Roadside Assistance: Flash Floods are a Serious Road Hazard

flash floods

Kirsten had to get home, she simply had to. The babysitter was scheduled to leave, her teenager needed to be picked up from practice and she was cold and wet. She peered through the pounding rain at the road ahead of her, trying to determine if the pool of water in front of her was just a shallow puddle of water or something more menacing.

Do not play a guessing game on flooded highways. When confronted with a body of water it is best to find an alternative route or seek higher ground and wait the storm out or call for emergency roadside assistance for advice from your provider.

“Why do so many people die in flash floods?
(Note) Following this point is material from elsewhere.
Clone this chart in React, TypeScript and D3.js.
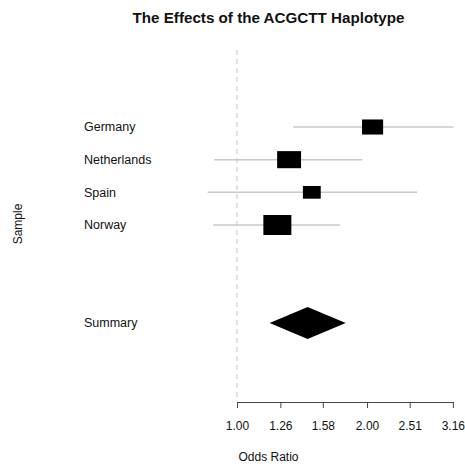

Aside from the factor of surprise (many people are caught sleeping), people just don’t appreciate the power of moving water. Even six inches of fast-moving flood water can knock you off your feet. Most automobiles will float and can be swept away in only two feet of water. Never try to walk, swim, or drive through the swift currents of a flash flood. Nearly half of all U.S. flash flood fatalities are auto related. Never attempt to drive over a flooded road. The depth of water is not always obvious. Also, the road bed may have been washed out under water. Dry creek beds can go from dusty bone dry to a ten-foot-deep torrent of water within a minute as the thunderstorm rains drain down from surrounding higher terrain.

Many vehicle-related fatalities are preventable, but too many people continue to drive around the barriers that warn you the road is flooded. Whether you are driving or walking, if you come to a flooded road.

Turn Around Don’t Drown! You will not know the depth of the water nor will you know the condition of the road under the water.”